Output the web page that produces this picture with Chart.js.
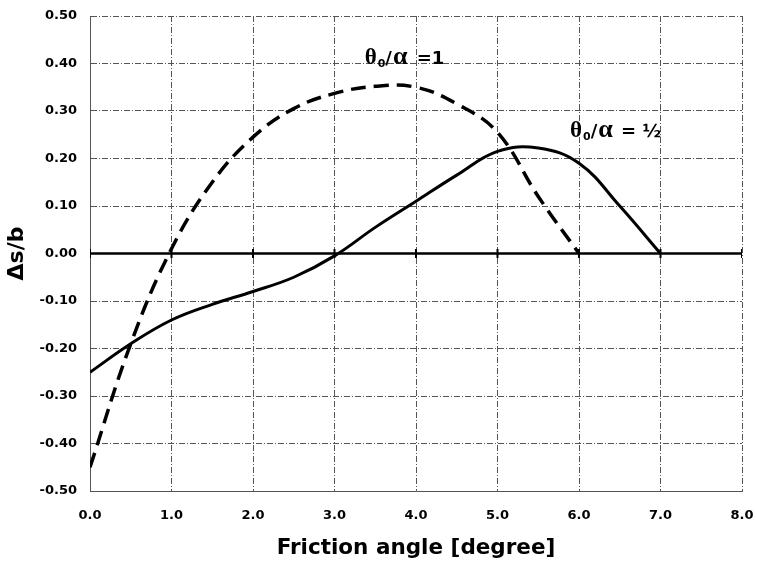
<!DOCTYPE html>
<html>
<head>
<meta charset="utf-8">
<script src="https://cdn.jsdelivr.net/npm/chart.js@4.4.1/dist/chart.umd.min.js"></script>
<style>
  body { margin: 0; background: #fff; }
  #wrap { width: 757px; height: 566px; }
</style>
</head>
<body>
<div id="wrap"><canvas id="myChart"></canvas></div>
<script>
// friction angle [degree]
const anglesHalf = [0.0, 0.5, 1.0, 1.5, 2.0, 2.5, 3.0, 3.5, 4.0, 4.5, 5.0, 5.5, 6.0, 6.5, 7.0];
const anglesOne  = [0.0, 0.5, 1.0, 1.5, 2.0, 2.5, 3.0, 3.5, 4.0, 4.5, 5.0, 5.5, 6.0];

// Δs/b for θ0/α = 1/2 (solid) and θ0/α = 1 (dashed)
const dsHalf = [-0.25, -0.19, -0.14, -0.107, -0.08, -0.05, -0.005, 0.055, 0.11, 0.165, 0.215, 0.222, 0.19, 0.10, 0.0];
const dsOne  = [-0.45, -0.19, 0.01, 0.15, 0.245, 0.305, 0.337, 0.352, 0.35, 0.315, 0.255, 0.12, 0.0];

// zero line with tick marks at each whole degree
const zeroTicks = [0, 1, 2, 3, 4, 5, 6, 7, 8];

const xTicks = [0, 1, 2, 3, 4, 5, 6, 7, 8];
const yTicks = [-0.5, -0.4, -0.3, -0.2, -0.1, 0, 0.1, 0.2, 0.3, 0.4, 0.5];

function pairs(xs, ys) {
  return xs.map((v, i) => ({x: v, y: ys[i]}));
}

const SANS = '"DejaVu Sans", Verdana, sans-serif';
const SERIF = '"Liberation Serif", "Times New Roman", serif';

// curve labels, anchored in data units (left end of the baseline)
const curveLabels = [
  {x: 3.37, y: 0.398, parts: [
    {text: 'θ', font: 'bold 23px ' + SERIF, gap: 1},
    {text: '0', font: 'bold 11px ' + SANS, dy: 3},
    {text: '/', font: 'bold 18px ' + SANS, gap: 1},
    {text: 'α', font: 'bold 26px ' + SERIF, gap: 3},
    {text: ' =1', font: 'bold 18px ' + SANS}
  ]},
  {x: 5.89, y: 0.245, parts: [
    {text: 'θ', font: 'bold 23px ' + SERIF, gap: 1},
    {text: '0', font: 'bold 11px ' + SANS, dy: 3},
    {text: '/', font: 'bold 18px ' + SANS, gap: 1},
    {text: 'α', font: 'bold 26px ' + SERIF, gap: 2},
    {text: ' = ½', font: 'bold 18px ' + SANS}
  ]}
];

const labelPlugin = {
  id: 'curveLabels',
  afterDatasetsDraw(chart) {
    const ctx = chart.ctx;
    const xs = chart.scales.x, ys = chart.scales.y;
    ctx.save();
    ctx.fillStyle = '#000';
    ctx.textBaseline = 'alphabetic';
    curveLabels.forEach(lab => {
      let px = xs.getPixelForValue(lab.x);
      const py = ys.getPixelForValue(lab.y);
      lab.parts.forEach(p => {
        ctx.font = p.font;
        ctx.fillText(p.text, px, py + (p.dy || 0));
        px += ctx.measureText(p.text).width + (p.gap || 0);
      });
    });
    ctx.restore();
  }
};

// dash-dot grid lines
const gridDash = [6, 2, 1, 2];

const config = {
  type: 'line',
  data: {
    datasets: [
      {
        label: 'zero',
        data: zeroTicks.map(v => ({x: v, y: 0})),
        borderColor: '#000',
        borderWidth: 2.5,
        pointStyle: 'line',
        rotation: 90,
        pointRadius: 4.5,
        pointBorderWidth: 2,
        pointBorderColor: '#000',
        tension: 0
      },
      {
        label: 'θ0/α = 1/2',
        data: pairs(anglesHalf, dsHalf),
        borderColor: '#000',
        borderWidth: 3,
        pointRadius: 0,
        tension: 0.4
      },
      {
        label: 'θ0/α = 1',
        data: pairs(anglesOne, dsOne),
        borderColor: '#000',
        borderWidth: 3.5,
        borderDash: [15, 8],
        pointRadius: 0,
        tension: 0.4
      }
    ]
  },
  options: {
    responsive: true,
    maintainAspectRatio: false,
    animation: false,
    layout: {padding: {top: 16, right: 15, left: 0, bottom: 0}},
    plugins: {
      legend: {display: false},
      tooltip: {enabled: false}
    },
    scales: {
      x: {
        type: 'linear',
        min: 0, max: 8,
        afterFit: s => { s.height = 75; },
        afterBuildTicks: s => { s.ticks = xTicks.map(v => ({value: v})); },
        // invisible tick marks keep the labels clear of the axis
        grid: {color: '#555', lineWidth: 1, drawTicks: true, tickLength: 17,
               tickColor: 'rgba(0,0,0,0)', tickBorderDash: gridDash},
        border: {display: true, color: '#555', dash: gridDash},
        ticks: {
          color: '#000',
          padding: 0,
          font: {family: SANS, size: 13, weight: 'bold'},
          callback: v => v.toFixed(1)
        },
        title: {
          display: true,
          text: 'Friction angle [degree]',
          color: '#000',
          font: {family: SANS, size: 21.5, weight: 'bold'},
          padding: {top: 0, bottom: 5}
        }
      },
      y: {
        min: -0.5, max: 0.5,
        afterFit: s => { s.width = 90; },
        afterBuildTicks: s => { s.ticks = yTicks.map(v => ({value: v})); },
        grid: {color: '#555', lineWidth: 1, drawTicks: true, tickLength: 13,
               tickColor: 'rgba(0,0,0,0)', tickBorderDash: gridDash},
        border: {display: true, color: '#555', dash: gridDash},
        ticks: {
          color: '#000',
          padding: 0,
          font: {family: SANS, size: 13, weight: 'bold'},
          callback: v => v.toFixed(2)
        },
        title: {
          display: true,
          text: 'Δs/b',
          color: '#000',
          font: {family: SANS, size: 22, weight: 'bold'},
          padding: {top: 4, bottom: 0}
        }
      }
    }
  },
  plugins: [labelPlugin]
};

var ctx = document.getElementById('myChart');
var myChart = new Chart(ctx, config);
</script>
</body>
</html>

#####

From the first line above down to the line with "0.255, 0.12, 0.0];", reproduce every line and no others, omitting pictures.

> _The solution_
Output the web page that produces this picture with Chart.js.
<!DOCTYPE html>
<html>
<head>
<meta charset="utf-8">
<script src="https://cdn.jsdelivr.net/npm/chart.js@4.4.1/dist/chart.umd.min.js"></script>
<style>
  body { margin: 0; background: #fff; }
  #wrap { width: 757px; height: 566px; }
</style>
</head>
<body>
<div id="wrap"><canvas id="myChart"></canvas></div>
<script>
// friction angle [degree]
const anglesHalf = [0.0, 0.5, 1.0, 1.5, 2.0, 2.5, 3.0, 3.5, 4.0, 4.5, 5.0, 5.5, 6.0, 6.5, 7.0];
const anglesOne  = [0.0, 0.5, 1.0, 1.5, 2.0, 2.5, 3.0, 3.5, 4.0, 4.5, 5.0, 5.5, 6.0];

// Δs/b for θ0/α = 1/2 (solid) and θ0/α = 1 (dashed)
const dsHalf = [-0.25, -0.19, -0.14, -0.107, -0.08, -0.05, -0.005, 0.055, 0.11, 0.165, 0.215, 0.222, 0.19, 0.10, 0.0];
const dsOne  = [-0.45, -0.19, 0.01, 0.15, 0.245, 0.305, 0.337, 0.352, 0.35, 0.315, 0.255, 0.12, 0.0];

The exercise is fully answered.